In the past few weeks, the Obama administration has begun his presidential campaign by picking a series of small fights with the Republican-led House over things like recess appointments. These vicious squabbles may help Obama in the short term by making him look better than Republicans in Congress. But they will only further discredit Washington over the long run.

Life is unfair. Republican venality unintentionally reinforces the conservative argument that government is corrupt. Democratic venality undermines the Democratic argument that Washington can be trusted to do good.

Liberalism has not expanded because it has not had a Martin Luther, a leader committed to stripping away the corruptions, complexities and indulgences that have grown up over the years.

If you'll forgive some outside advice, President Obama might consider running for re-election as Luther. It's not enough to pick a series of small squabbles and then win as the least ugly man in the room. He might run as someone who believes in government but sees how much it needs to be cleansed and purified.

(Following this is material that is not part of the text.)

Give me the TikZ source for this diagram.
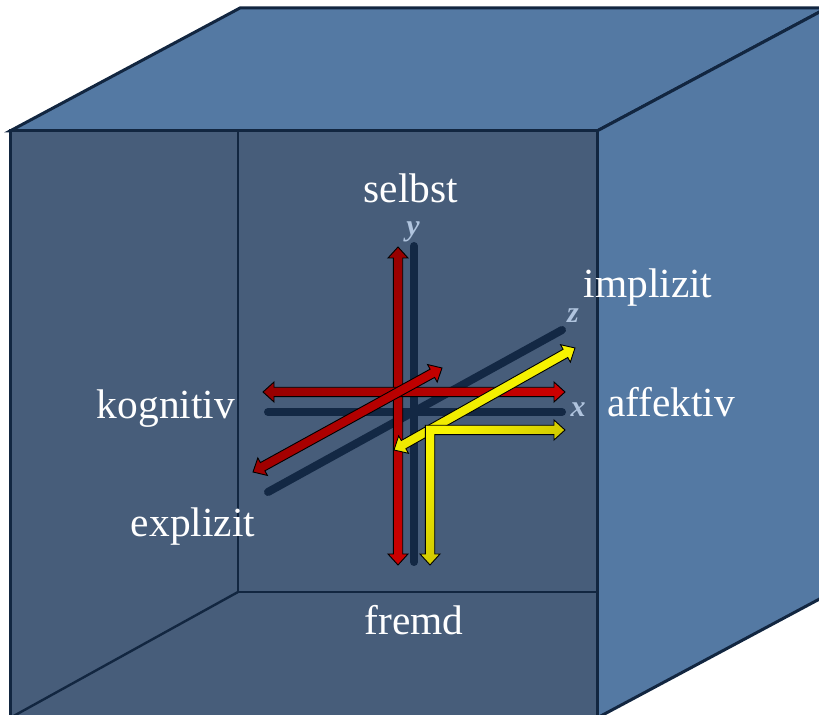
\documentclass[tikz,border=0pt]{standalone}
\usepackage{fontspec}
\setmainfont{Liberation Serif}
\usetikzlibrary{calc}
\definecolor{cwall} {RGB}{ 71,  93, 122}
\definecolor{cside} {RGB}{ 84, 121, 163}
\definecolor{cedge} {RGB}{ 18,  38,  64}
\definecolor{caxis} {RGB}{ 19,  40,  68}
\definecolor{caxlbl}{RGB}{176, 196, 222}
\definecolor{credA} {RGB}{150,   0,   0}
\definecolor{credB} {RGB}{204,   0,   0}
\definecolor{cyelA} {RGB}{248, 244,   0}
\definecolor{cyelB} {RGB}{178, 168,   0}
\tikzset{
  boxedge/.style = {draw=cedge, line width=1.5pt, line join=miter},
  inner/.style   = {draw=cedge, line width=1.2pt},
  axis/.style    = {draw=caxis, line width=4pt, line cap=round},
  redarr/.style  = {draw=black, line width=0.45pt, line join=miter,
                    top color=credA, bottom color=credB},
  yelarr/.style  = {draw=black, line width=0.45pt, line join=miter,
                    top color=cyelA, bottom color=cyelB},
  lbl/.style     = {text=white, anchor=base, inner sep=0pt,
                    font=\fontsize{20.7}{24}\selectfont},
  axl/.style     = {text=caxlbl, anchor=base, inner sep=0pt,
                    font=\fontsize{15}{18}\selectfont\bfseries\itshape}
}
% block arrow with a head on both ends
\def\arrs{2.35pt}  % half shaft width
\def\arrh{5pt}     % half head width
\def\arrl{5.5pt}   % head length
\newcommand{\dblarrow}[3]{%
  \coordinate (ha) at ($(#1)!\arrl!(#2)$);
  \coordinate (hb) at ($(#2)!\arrl!(#1)$);
  \draw[#3] (#1)
    -- ($(ha)!\arrh!90:(#2)$) -- ($(ha)!\arrs!90:(#2)$)
    -- ($(hb)!\arrs!-90:(#1)$) -- ($(hb)!\arrh!-90:(#1)$)
    -- (#2)
    -- ($(hb)!\arrh!90:(#1)$) -- ($(hb)!\arrs!90:(#1)$)
    -- ($(ha)!\arrs!-90:(#2)$) -- ($(ha)!\arrh!-90:(#2)$)
    -- cycle;
}

\begin{document}
\begin{tikzpicture}[x=0.5pt, y=-0.5pt]

\clip (0,0) rectangle (819,715);

% ── Box corners ─────────────────────────────────────────────────────────────
\coordinate (ftl) at (10,131);   % front top left
\coordinate (ftr) at (597,131);  % front top right
\coordinate (fbl) at (10,718);
\coordinate (fbr) at (597,718);
\coordinate (btl) at (240,8);    % back top left
\coordinate (btr) at (827,8);
\coordinate (bbr) at (827,595);
\coordinate (wtl) at (238,131);  % inner back wall
\coordinate (wbl) at (238,592);
\coordinate (wbr) at (597,592);

% ── Outer faces ─────────────────────────────────────────────────────────────
\draw[boxedge, fill=cside] (ftl) -- (btl) -- (btr) -- (ftr) -- cycle;
\draw[boxedge, fill=cside] (ftr) -- (btr) -- (bbr) -- (fbr) -- cycle;
\fill[cwall] (ftl) rectangle (fbr);

% ── Inside of the box ───────────────────────────────────────────────────────
\draw[inner] (wtl) -- (wbl) -- (wbr);
\draw[inner] (wbl) -- (fbl);
\draw[boxedge] (ftl) rectangle (fbr);

% ── Axes ────────────────────────────────────────────────────────────────────
\coordinate (x0) at (268,412);  \coordinate (x1) at (562,412);
\coordinate (y0) at (414,562);  \coordinate (y1) at (414,246);
\coordinate (z0) at (268,492);  \coordinate (z1) at (562,330);
\draw[axis] (x0) -- (x1);
\draw[axis] (y0) -- (y1);
\draw[axis] (z0) -- (z1);

\node[axl] (xl) at (578,417) {x};
\node[axl] (yl) at (413,236) {y};
\node[axl] (zl) at (573,323) {z};

% ── Red arrows ──────────────────────────────────────────────────────────────
\coordinate (rv0) at (398,247);  \coordinate (rv1) at (398,565);
\coordinate (rh0) at (263,392);  \coordinate (rh1) at (565,392);
\coordinate (rd0) at (253,472);  \coordinate (rd1) at (442,368);
\dblarrow{rv0}{rv1}{redarr}
\dblarrow{rh0}{rh1}{redarr, left color=credA, right color=credB}
\dblarrow{rd0}{rd1}{redarr, shading angle=60}

% ── Yellow arrows ───────────────────────────────────────────────────────────
\coordinate (yd0) at (394,450);  \coordinate (yd1) at (575,348);
\dblarrow{yd0}{yd1}{yelarr, top color=cyelA, bottom color=cyelA!85!cyelB}

\coordinate (yb) at (430,565);   % lower tip
\coordinate (yc) at (430,430);   % corner
\coordinate (yr) at (565,430);   % right tip
\draw[yelarr, shading angle=45] (yb)
  -- ++(10,-11) -- ++(-5.3,0) -- (434.7,434.7) -- (554,434.7)
  -- ++(0,5.3) -- (yr) -- ++(-11,-10) -- ++(0,5.3)
  -- (425.3,425.3) -- (425.3,554) -- ++(-5.3,0) -- cycle;

% ── Labels ──────────────────────────────────────────────────────────────────
\node[lbl] (selbst)   at (411,203) {selbst};
\node[lbl] (fremd)    at (414,634) {fremd};
\node[lbl] (kognitiv) at (166,419) {kognitiv};
\node[lbl] (affektiv) at (671,417) {affektiv};
\node[lbl] (implizit) at (648,298) {implizit};
\node[lbl] (explizit) at (193,537) {explizit};

\end{tikzpicture}
\end{document}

Make the tax code simple. Make job training simple. Make Medicare simple. Every week choose a rent-seeker to hold up for ridicule and renunciation. Change the Congressional rules. Simplify the legal thickets that undermine responsibility.

If Democrats can't restore Americans' trust in government, it really doesn't matter what problems they identify and what plans they propose. No one will believe in the instrument they rely on for solutions.